Prep vegetables. Dice mushrooms, mince garlic. Set aside.
Dice 4 slices of bacon and place into cast iron skillet. Cook on medium heat for 4-5 minutes. Remove from pan once fully cooked.
Add mushrooms. Cook for 3 minutes until they soak up all the remaining bacon grease.
Add garlic and cook for an additional 1 minute.
Add 2 tbsps of flour to mixture. Cook for 1-2 minutes until flour is well incorporated into mixture.
Add 1.5 cups of whole milk and 1/2 cup of vegetable broth.
Cook for 6-8 minutes, stirring every now and again, until sauce has thickened. Add more flour to sauce if it needs help thickening.
Once the sauce is thick and creamy, take off burner and add the bacon back in. Generously add salt and pepper to taste. Lastly, add in 1/3 cup of french fried onions.
Blanching the Green Beans
Wash and cut both the tops and bottoms of the green beans off.
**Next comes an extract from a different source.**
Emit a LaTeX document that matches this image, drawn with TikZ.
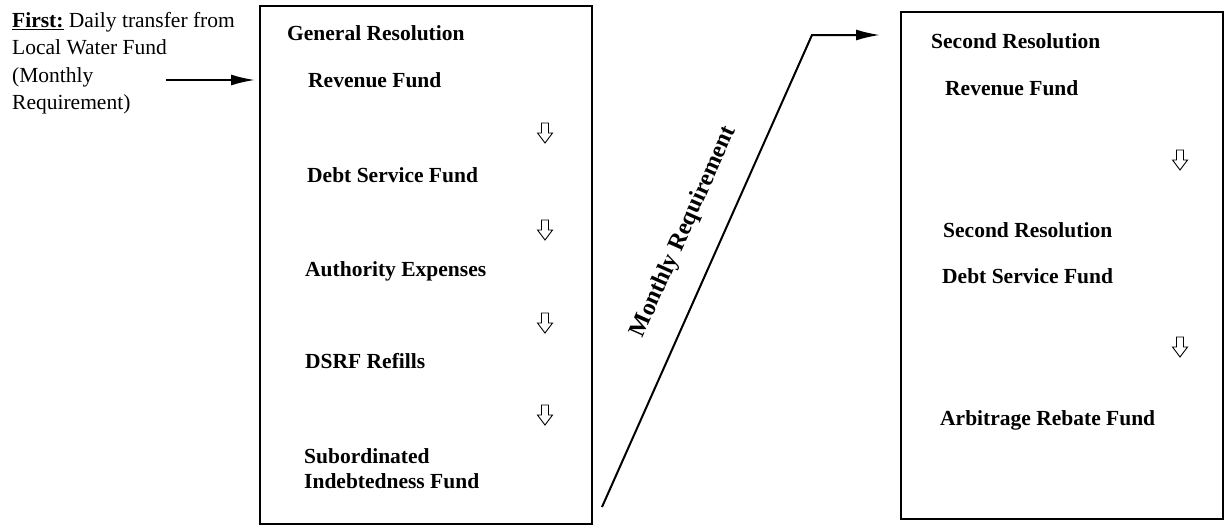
\documentclass[tikz,border=0pt]{standalone}
\usepackage{fontspec}
\setmainfont{Liberation Serif}
\usetikzlibrary{arrows.meta}
\tikzset{
  fundbox/.style={draw,line width=2pt,minimum width=#1,anchor=north west,inner sep=0pt},
  fundlabel/.style={font=\bfseries\fontsize{21.5}{25}\selectfont,anchor=base west,inner sep=0pt},
  flow/.style={line width=2pt,-{Latex[length=24pt,width=11pt]}},
  dnarrow/.pic={\draw[line width=0.9pt,fill=white] (-3.5,-10) -- (3.5,-10) -- (3.5,0) -- (7.5,0) -- (0,10) -- (-7.5,0) -- (-3.5,0) -- cycle;}
}
\begin{document}
\begin{tikzpicture}[x=1pt,y=-1pt]
  \useasboundingbox (0,0) rectangle (1227,531);
  % source text
  \node[align=left,anchor=north west,inner sep=0pt,font=\fontsize{21.5}{27.5}\selectfont] (first) at (12,12)
    {\underline{\textbf{First:}} Daily transfer from\\Local Water Fund\\(Monthly\\Requirement)};
  \coordinate (feed) at (166,80);
  % general resolution
  \node[fundbox=332pt,minimum height=518pt] (genres) at (259,5) {};
  \node[fundlabel] (gtitle) at (287,40) {General Resolution};
  \node[fundlabel] (grev) at (308,87) {Revenue Fund};
  \node[fundlabel] (gdebt) at (307,182) {Debt Service Fund};
  \node[fundlabel] (gauth) at (305,276) {Authority Expenses};
  \node[fundlabel] (gdsrf) at (305,368) {DSRF Refills};
  \node[fundlabel,align=left,anchor=north west] (gsub) at (304,448) {Subordinated\\Indebtedness Fund};
  \pic (ga1) at (545,133) {dnarrow};
  \pic (ga2) at (545,230) {dnarrow};
  \pic (ga3) at (545,323) {dnarrow};
  \pic (ga4) at (545,415) {dnarrow};
  % second resolution
  \node[fundbox=322pt,minimum height=507pt] (secres) at (900,11) {};
  \node[fundlabel] (stitle) at (931,48) {Second Resolution};
  \node[fundlabel] (srev) at (945,95) {Revenue Fund};
  \node[fundlabel] (ssec) at (943,237) {Second Resolution};
  \node[fundlabel] (sdebt) at (942,283) {Debt Service Fund};
  \node[fundlabel] (sarb) at (940,425) {Arbitrage Rebate Fund};
  \pic (sa1) at (1180,160) {dnarrow};
  \pic (sa2) at (1180,347) {dnarrow};
  % connectors
  \draw[flow] (feed) -- ([xshift=-4pt]genres.west |- feed);
  \coordinate (mstart) at (602,507);
  \coordinate (mbend) at (812,35);
  \draw[flow] (mstart) -- (mbend) -- ([xshift=-20pt]secres.west |- mbend);
  \node[rotate=66,inner sep=0pt,font=\bfseries\fontsize{24}{28}\selectfont] (mlabel) at (684,232) {Monthly Requirement};
\end{tikzpicture}
\end{document}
Add 6 cups of water to a large pot. Add salt. Bring to a rolling boil. Once boiling, add in the green beans. Cook for 2 minutes - not a second longer!
While cooking, add ice and cold water to a large bowl to make an ice bath.
Once the 2 minutes is up, immediately transfer green beans to the ice bath to "shock" them and stop the cooking process.
Time to assemble the casserole!
Once drained, add the green beans to your skillet with the sauce. Mix together. Top with the rest of the french fried onions.
Place in the oven and bake for 15-20 minutes until golden and bubbly. Enjoy!
5 comments / Add your comment below
This looks great!
I like that you used fresh ingredients.
Yum! Must try this
This used to be my totally favorite thing at Thanksgiving. I gave up on it when I quit eating the ‘stuff’ in the canned soup. This looks really easy, I love that it’s one pan. Looks amazing!
Making it again this year Haylie!! yummy!
Yay! So glad you like it, Kimberly! It’s one of my favorite Thanksgiving sides!